__Aim of the task__
Return, word for word, the lines from the line holding "Emit a component" through the line holding "const data = categories.map((c, i)". Include both end lines and no others.

--- begin Source records ---

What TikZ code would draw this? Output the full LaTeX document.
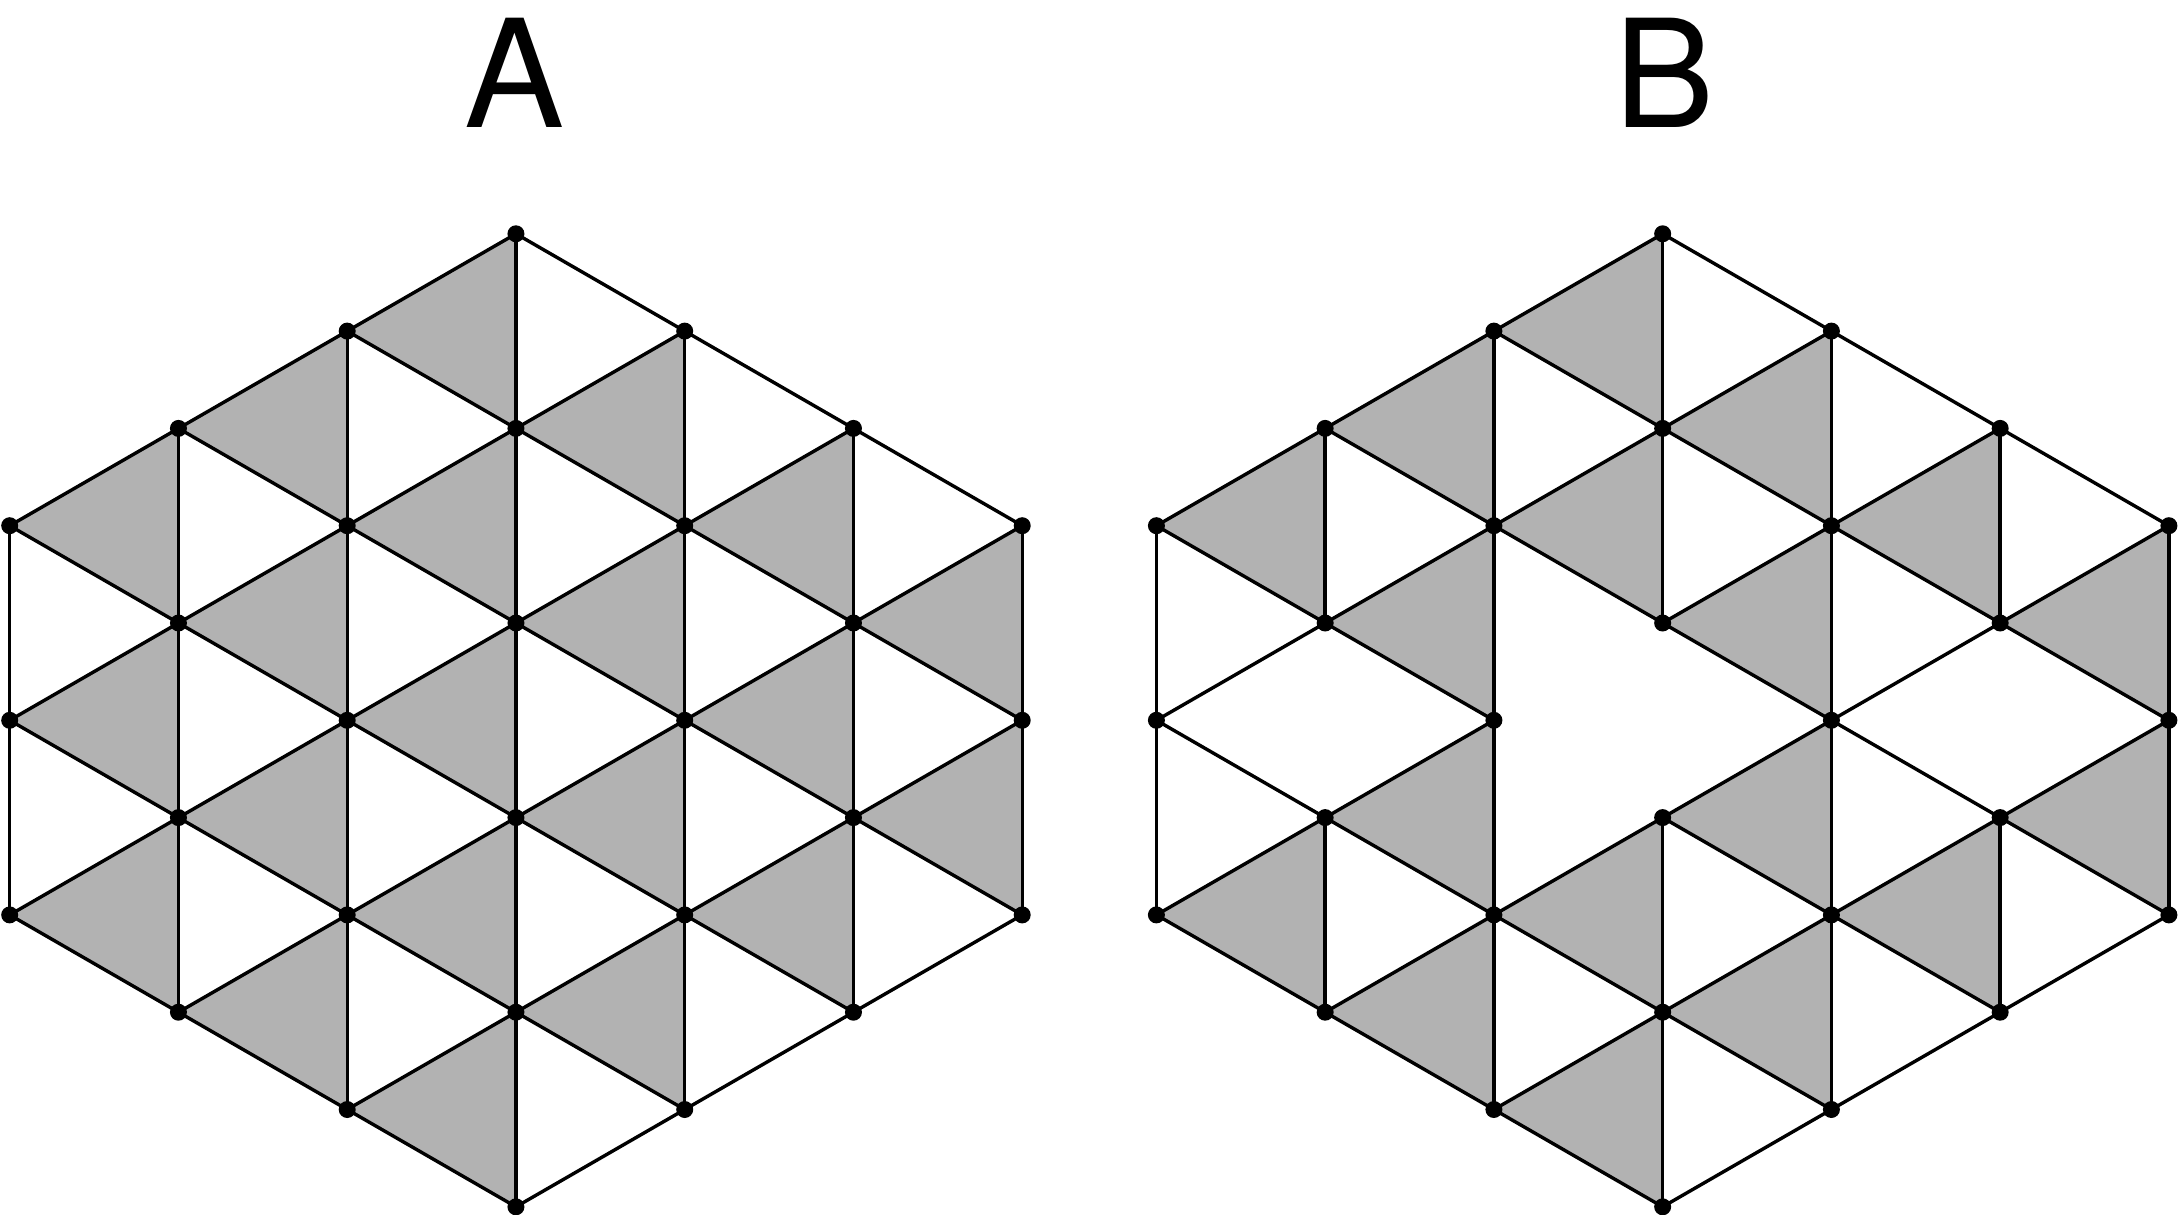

--- end Source records ---
--- begin Source records ---

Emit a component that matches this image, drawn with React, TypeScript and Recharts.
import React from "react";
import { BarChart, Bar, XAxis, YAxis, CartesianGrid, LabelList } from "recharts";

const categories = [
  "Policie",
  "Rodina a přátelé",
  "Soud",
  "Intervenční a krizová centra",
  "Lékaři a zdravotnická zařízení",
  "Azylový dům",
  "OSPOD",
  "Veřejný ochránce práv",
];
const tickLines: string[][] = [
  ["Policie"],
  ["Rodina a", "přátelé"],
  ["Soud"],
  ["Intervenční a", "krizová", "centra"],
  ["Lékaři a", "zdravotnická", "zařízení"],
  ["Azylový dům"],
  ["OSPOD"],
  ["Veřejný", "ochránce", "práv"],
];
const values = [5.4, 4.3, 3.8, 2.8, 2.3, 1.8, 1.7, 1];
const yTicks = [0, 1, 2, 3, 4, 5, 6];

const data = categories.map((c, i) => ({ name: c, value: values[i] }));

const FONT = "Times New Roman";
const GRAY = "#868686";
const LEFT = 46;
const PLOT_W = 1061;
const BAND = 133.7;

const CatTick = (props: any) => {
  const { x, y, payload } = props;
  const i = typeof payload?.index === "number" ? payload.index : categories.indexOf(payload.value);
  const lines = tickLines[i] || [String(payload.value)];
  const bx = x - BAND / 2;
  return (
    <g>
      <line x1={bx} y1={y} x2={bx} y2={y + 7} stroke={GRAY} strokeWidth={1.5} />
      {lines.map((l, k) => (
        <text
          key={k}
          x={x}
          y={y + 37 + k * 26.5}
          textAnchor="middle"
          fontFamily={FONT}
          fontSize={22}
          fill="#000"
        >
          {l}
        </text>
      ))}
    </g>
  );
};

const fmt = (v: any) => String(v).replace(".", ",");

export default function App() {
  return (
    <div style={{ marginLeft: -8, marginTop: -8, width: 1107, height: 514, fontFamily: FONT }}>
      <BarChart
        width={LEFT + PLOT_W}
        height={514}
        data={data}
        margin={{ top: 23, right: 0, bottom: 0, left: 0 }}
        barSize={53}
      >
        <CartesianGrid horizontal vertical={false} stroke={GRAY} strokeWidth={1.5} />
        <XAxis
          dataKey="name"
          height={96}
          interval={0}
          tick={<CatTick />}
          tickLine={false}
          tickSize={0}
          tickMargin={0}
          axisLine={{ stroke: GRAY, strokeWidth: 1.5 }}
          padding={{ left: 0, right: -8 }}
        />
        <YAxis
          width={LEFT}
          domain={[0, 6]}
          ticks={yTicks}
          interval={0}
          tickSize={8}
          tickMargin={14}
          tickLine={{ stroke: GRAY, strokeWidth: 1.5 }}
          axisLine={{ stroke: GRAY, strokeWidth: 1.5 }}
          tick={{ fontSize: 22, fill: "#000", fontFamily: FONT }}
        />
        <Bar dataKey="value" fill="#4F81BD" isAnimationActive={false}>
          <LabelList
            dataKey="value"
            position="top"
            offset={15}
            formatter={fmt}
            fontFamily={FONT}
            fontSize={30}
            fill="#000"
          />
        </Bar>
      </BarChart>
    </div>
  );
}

--- end Source records ---

__Complete response__
Emit a component that matches this image, drawn with React, TypeScript and Recharts.
import React from "react";
import { BarChart, Bar, XAxis, YAxis, CartesianGrid, LabelList } from "recharts";

const categories = [
  "Policie",
  "Rodina a přátelé",
  "Soud",
  "Intervenční a krizová centra",
  "Lékaři a zdravotnická zařízení",
  "Azylový dům",
  "OSPOD",
  "Veřejný ochránce práv",
];
const tickLines: string[][] = [
  ["Policie"],
  ["Rodina a", "přátelé"],
  ["Soud"],
  ["Intervenční a", "krizová", "centra"],
  ["Lékaři a", "zdravotnická", "zařízení"],
  ["Azylový dům"],
  ["OSPOD"],
  ["Veřejný", "ochránce", "práv"],
];
const values = [5.4, 4.3, 3.8, 2.8, 2.3, 1.8, 1.7, 1];
const yTicks = [0, 1, 2, 3, 4, 5, 6];

const data = categories.map((c, i) => ({ name: c, value: values[i] }));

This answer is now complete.